"Night Stalker," "Christmas Story" Star Dies

Hollywood vet Darren McGavin dies of natural causes at 83; won Emmy award for playing dad on Murphy Brown

By Joal Ryan Feb 27, 2006 12:55 AMTags

Darren McGavin's biggest hits weren't measured by ratings or box-office grosses, but by something more enduring: Devoted fans.

McGavin, who stalked monsters as rascally reporter Carl Kolchak on the short-lived, but influential 1974-75 TV series Kolchak: The Night Stalker and groused as the besieged father in the latter-day Yuletide classic A Christmas Story, died Saturday in Los Angeles. He was 83.

Son Bogart McGavin told the Associated Press that his father died of natural causes.

McGavin was a onetime Emmy-winner, claiming his trophy for playing Candice Bergen's TV father on a 1989 episode of Murphy Brown.

In a way, it was atypical of McGavin to be recognized in such a timely fashion. It would take the rise of The X-Files in the 1990s for the greater public to come around to the work that McGavin did on The Night Stalker in the 1970s. And it would take repeated airings on cable TV in the 1980s and 1990s to make a hit of A Christmas Story, a relative underachiever at the box office in its initial 1983 run.

"Basically, [McGavin] was perfect," author Jeff Rice, who gave birth to Carl Kolchak in his novel The Kolchak Papers, said in Night Stalking: A 20th Anniversary Kolchak Companion. "He didn't have the face of the Kolchak I imagined, but he so quickly merged himself with the character...that he very quickly became Kolchak."

Born May 7, 1922, in Spokane, Washington, McGavin's career spanned more than 50 years. His breakthrough role came in the 1955 drug drama, The Man with the Golden Arm.

On TV, McGavin became an irascible leading man when he donned reporter Kolchak's straw hat, white sneakers and seersucker suit (a ensemble McGavin took credit for dreaming up) in The Night Stalker, a 1971 made-for-TV movie about a vampire on the loose in Las Vegas. It was both popular and acclaimed.

The telepic spawned a sequel, 1972's The Night Strangler, pitting Kolchak against an ageless killer in Seattle, and the 1974 series, formally known as Kolchak: The Night Stalker.

Up against the juggernaut that was Police Woman, Night Stalker was among the lowest-rated prime-time series of the 1974-75 season. Just 20 episodes aired. If its mix of headless motorcycle riders, killer voodoo zombies and cruise ship roaming werewolves didn't win over Nielsen families, it did win over the likes of Chris Carter. The writer-producer cited the Night Stalker series as the inspiration for his own sci-fi/horror franchise, The X-Files.

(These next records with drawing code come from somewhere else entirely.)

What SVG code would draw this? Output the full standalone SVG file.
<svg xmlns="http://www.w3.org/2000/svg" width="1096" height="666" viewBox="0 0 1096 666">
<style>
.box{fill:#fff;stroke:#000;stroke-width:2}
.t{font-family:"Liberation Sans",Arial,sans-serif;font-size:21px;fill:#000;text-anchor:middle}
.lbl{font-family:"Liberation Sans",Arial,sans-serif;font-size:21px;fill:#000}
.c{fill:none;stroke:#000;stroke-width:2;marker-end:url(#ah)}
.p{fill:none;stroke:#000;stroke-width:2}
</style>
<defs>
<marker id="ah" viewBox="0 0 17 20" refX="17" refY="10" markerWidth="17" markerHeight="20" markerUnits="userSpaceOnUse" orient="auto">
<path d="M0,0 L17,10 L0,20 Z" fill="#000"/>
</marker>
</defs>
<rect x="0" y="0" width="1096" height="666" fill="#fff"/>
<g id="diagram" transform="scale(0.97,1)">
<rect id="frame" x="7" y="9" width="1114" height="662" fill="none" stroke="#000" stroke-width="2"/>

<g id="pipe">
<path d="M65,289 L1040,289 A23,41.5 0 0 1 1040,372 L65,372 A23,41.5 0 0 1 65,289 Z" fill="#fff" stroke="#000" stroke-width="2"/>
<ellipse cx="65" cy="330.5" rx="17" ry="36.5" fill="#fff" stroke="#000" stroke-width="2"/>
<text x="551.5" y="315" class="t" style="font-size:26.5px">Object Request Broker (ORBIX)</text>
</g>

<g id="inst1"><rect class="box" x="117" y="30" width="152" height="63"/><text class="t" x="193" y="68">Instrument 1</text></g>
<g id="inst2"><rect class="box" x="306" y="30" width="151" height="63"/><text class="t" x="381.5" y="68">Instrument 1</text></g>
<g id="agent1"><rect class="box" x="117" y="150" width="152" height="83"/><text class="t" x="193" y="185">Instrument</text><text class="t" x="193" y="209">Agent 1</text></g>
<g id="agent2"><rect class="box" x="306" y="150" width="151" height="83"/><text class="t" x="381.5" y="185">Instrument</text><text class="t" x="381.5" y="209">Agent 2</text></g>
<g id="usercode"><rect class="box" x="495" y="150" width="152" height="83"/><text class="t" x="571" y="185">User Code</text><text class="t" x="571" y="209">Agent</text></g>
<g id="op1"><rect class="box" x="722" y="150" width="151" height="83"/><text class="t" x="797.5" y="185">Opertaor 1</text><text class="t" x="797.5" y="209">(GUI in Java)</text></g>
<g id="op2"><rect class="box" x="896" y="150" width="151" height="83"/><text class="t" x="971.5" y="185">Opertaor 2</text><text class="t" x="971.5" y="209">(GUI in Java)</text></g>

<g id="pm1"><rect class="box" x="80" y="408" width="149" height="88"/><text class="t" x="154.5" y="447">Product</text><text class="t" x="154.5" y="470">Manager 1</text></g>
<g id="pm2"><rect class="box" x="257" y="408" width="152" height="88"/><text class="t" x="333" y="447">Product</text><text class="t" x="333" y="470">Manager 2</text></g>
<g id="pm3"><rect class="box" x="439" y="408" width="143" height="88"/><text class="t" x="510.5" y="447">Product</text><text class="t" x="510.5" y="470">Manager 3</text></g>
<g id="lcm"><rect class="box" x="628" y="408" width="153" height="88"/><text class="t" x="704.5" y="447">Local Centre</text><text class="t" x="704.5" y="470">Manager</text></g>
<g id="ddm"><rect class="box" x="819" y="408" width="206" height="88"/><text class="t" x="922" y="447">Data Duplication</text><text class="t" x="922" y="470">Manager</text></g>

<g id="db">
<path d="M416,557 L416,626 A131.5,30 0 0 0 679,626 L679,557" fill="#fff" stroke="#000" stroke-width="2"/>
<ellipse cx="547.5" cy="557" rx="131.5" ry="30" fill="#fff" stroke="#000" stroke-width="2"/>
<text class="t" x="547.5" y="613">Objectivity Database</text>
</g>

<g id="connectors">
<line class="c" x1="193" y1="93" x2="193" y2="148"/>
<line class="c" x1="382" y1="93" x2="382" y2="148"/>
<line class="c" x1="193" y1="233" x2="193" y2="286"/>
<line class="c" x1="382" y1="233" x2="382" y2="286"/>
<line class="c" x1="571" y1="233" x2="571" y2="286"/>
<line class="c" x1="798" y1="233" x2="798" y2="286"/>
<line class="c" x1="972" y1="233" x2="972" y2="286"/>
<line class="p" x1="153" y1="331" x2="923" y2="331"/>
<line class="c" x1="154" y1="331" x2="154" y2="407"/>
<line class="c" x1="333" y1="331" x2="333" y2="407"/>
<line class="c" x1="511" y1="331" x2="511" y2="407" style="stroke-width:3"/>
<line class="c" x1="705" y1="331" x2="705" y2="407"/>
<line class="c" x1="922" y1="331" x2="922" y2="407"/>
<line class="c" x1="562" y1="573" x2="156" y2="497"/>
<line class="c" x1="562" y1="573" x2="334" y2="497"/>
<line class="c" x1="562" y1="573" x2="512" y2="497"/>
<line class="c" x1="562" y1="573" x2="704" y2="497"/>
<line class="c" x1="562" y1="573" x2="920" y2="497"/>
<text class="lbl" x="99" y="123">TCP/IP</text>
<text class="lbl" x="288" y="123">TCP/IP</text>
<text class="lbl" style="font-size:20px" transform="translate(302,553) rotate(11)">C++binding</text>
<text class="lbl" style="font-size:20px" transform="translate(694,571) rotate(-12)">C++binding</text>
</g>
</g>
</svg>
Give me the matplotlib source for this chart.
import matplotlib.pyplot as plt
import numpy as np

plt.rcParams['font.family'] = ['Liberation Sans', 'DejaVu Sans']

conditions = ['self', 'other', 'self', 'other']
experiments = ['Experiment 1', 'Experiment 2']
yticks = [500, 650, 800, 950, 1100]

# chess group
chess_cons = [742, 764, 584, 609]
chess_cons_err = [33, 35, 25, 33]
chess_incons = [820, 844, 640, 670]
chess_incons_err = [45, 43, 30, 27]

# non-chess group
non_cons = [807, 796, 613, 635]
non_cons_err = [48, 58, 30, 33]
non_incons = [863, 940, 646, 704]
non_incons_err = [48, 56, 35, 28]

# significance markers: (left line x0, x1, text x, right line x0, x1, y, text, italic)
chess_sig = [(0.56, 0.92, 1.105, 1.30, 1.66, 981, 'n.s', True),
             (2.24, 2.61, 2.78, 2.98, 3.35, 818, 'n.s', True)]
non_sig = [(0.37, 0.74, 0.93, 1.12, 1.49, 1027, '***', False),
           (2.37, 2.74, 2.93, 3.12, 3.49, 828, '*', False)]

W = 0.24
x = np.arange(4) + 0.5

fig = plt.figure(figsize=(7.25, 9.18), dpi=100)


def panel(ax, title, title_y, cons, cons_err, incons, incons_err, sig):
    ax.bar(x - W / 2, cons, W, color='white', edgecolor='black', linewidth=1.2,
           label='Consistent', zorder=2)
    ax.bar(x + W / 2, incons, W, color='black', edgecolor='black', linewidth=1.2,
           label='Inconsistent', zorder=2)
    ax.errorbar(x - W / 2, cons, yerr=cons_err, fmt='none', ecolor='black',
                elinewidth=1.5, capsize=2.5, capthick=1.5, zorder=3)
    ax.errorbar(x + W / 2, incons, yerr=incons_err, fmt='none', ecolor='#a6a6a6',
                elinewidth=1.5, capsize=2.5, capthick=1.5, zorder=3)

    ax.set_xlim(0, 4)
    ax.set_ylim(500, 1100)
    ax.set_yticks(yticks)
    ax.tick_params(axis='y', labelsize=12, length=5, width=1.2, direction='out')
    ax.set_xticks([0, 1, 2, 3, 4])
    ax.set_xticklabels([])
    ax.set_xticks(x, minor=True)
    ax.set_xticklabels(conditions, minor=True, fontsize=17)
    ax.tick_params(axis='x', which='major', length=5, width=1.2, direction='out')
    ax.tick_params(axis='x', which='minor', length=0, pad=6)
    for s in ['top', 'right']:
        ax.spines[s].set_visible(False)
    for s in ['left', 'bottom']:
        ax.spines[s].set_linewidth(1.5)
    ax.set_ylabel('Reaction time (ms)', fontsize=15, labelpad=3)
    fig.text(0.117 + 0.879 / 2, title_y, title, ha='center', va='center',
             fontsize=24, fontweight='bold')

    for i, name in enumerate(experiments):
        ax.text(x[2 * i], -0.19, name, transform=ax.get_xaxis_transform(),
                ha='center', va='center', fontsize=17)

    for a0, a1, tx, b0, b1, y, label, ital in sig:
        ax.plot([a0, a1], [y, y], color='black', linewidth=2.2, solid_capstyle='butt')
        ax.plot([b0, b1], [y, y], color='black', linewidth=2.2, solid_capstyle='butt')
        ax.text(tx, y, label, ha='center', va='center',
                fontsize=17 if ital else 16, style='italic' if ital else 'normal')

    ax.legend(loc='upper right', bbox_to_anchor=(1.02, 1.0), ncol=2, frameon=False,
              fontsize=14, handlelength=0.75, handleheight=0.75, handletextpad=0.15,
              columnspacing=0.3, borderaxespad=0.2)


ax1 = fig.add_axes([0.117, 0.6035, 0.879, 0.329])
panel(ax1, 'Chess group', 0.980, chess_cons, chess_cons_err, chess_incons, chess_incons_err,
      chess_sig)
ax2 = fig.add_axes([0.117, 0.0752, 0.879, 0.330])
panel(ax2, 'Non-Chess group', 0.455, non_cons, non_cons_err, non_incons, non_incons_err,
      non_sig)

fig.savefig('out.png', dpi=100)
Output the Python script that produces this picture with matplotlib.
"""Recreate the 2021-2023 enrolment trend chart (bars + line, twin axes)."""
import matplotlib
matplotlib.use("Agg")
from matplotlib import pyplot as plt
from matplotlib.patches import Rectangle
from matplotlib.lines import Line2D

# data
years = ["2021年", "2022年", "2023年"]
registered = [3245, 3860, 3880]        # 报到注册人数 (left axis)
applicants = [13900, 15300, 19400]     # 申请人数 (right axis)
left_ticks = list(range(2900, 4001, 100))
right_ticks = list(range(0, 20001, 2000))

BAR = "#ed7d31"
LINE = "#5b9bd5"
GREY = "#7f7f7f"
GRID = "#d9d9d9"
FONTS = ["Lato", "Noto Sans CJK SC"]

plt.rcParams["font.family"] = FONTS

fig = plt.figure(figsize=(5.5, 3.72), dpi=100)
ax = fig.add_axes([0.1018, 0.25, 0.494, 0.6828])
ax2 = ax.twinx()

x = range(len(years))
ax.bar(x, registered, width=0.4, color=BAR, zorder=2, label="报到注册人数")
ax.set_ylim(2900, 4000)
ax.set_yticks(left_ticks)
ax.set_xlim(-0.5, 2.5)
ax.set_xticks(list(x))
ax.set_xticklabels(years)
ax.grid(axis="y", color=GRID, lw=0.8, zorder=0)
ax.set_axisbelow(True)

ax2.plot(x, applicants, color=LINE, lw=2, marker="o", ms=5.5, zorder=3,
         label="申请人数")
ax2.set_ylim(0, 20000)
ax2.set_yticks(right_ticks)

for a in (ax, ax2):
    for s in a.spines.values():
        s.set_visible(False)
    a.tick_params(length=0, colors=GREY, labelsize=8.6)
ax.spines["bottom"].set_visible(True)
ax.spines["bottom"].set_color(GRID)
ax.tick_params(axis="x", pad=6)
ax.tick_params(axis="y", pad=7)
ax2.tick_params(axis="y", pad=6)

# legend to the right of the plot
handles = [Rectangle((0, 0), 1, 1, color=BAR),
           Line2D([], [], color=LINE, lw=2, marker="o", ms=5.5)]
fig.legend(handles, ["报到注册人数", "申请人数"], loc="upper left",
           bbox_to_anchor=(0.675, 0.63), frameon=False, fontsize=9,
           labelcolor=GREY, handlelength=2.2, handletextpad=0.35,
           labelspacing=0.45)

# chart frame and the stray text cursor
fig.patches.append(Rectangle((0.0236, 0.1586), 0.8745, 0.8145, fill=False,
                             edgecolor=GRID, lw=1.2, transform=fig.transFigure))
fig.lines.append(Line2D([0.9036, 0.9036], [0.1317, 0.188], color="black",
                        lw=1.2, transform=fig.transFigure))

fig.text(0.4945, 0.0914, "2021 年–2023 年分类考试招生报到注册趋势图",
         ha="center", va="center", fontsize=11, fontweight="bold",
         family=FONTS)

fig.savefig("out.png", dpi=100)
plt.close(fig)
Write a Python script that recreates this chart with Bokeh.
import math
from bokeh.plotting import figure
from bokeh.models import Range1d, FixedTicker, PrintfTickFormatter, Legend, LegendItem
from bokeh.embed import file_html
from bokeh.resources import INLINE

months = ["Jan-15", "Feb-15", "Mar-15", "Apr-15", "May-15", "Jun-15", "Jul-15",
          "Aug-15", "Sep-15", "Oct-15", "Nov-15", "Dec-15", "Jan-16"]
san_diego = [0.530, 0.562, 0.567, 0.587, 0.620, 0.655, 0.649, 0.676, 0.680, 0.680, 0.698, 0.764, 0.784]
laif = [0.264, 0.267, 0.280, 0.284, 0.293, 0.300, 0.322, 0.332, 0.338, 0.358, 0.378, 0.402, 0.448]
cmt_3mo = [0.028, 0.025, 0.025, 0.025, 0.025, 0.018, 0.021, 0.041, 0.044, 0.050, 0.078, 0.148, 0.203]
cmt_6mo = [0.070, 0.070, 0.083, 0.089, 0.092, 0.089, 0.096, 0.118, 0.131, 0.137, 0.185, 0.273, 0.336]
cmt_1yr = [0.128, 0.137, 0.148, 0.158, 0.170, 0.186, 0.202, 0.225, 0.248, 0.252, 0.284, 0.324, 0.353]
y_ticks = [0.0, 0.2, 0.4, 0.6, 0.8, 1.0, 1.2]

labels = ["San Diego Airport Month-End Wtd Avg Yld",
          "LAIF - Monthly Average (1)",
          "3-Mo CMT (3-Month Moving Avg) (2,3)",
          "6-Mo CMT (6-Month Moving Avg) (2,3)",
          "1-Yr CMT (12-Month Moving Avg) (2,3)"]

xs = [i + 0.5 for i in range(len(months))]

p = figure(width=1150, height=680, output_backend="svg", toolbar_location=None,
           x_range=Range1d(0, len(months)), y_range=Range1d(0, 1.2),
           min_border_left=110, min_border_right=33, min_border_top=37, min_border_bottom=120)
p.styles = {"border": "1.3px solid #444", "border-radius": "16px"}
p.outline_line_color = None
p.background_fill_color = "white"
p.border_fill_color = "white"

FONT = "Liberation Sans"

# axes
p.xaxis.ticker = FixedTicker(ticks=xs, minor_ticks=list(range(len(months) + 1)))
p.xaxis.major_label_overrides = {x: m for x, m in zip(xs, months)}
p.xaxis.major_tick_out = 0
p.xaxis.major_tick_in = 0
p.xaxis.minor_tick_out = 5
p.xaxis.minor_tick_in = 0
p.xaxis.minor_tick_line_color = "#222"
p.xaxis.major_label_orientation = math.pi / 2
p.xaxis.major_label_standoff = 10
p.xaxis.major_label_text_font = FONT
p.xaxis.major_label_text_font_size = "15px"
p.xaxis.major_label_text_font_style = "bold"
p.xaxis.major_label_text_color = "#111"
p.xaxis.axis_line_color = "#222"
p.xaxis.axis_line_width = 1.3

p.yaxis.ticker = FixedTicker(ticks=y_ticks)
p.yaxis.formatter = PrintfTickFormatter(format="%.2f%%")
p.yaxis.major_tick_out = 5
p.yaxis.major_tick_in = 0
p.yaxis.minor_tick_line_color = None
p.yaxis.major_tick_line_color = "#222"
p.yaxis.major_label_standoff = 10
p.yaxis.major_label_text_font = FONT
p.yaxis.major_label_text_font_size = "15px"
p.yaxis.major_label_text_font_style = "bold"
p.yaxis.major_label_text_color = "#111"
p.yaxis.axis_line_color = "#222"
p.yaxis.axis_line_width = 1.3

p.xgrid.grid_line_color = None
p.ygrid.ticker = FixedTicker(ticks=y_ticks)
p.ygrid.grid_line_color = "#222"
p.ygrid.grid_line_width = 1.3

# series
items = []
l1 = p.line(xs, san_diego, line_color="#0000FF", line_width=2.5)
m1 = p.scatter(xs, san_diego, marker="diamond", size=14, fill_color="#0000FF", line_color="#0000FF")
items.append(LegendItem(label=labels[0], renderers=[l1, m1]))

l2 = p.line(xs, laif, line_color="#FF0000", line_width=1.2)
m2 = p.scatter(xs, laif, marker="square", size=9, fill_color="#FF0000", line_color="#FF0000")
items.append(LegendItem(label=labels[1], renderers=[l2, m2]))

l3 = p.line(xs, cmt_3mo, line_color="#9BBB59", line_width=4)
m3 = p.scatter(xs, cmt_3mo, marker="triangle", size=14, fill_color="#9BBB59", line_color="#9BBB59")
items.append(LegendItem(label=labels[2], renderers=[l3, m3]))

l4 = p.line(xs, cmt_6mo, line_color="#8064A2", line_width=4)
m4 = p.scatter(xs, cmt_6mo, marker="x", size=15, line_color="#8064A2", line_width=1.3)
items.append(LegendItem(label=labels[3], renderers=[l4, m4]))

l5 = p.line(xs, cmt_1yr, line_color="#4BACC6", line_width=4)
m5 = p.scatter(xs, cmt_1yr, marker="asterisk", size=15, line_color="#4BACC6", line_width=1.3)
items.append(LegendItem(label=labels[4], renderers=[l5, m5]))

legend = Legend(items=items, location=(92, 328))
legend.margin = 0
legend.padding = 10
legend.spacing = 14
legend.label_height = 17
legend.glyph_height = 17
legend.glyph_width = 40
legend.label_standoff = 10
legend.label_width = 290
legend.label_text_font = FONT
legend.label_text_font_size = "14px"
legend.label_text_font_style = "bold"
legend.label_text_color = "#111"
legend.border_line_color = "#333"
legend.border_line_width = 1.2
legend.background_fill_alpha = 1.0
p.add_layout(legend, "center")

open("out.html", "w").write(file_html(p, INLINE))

The X-Files team did not soon forget their forefather. McGavin appeared on two episodes of The X-Files and cameoed last fall in the pilot for ABC's failed Night Stalker revival, a project hatched by two former X-Files producers.

In the new Night Stalker series, 33-year-old Stuart Townsend played Carl Kolchak minus the straw, seersucker and sneaks. For all the changes, TV critics were most troubled that Kolchak was minus McGavin.

"The reason the original Night Stalker lingers in fans' memories has nothing to do with the monsters and all to do with Darren McGavin's Kolchak," USA Today's Robert Bianco wrote in a review last September. "McGavin created a humorous, completely unglamorous hero."

McGavin's other initially underrated hit was A Christmas Story. Based on the stories of humorist Jean Shepherd, who narrated, the comedy about a boy's Christmas gift dreams in the 1940s starred child actor Peter Billingsley as Red Ryder-obsessed Ralphie, and McGavin as Ralphie's "Old Man." According to Movies.com, the film was the 39th highest-grossing movie of 1983, behind such classics as Staying Alive, High Road to China and Porky's II: The Next Day. The latter was directed by Bob Clark, who in a stunning show of range made A Christmas Story the very same year.

In a 1999 interview with E! Online, Billingsley, now a movie producer, said A Christmas Story became a hit upon repeated viewing because it "crosses the financial board."

"It doesn't matter if people are rich or not," Billingsley said. "It was just sort of one of those movies that grew on you."

McGavin's other credits included two 1970s Disney movies costarring Don Knotts: 1976's No Deposit, No Return; and 1978's Hot Lead and Cold Feet. Knotts died Friday at the age of 81.

McGavin also was preceded in death by his wife of more than 30 years, actress Kathie Browne. Browne, who passed away in 2003 at the age of 63, guest starred on the final Night Stalker episode as aired on Mar. 28, 1975.

In author Mark Dawidziak's Night Stalking, Browne said people loved the series because they loved the unsinkable nature of Kolchak.

"Their hero comes out at the end beaten up but ready to go on fighting another day," Browne said. "I think Darren has a lot of that in his own personality."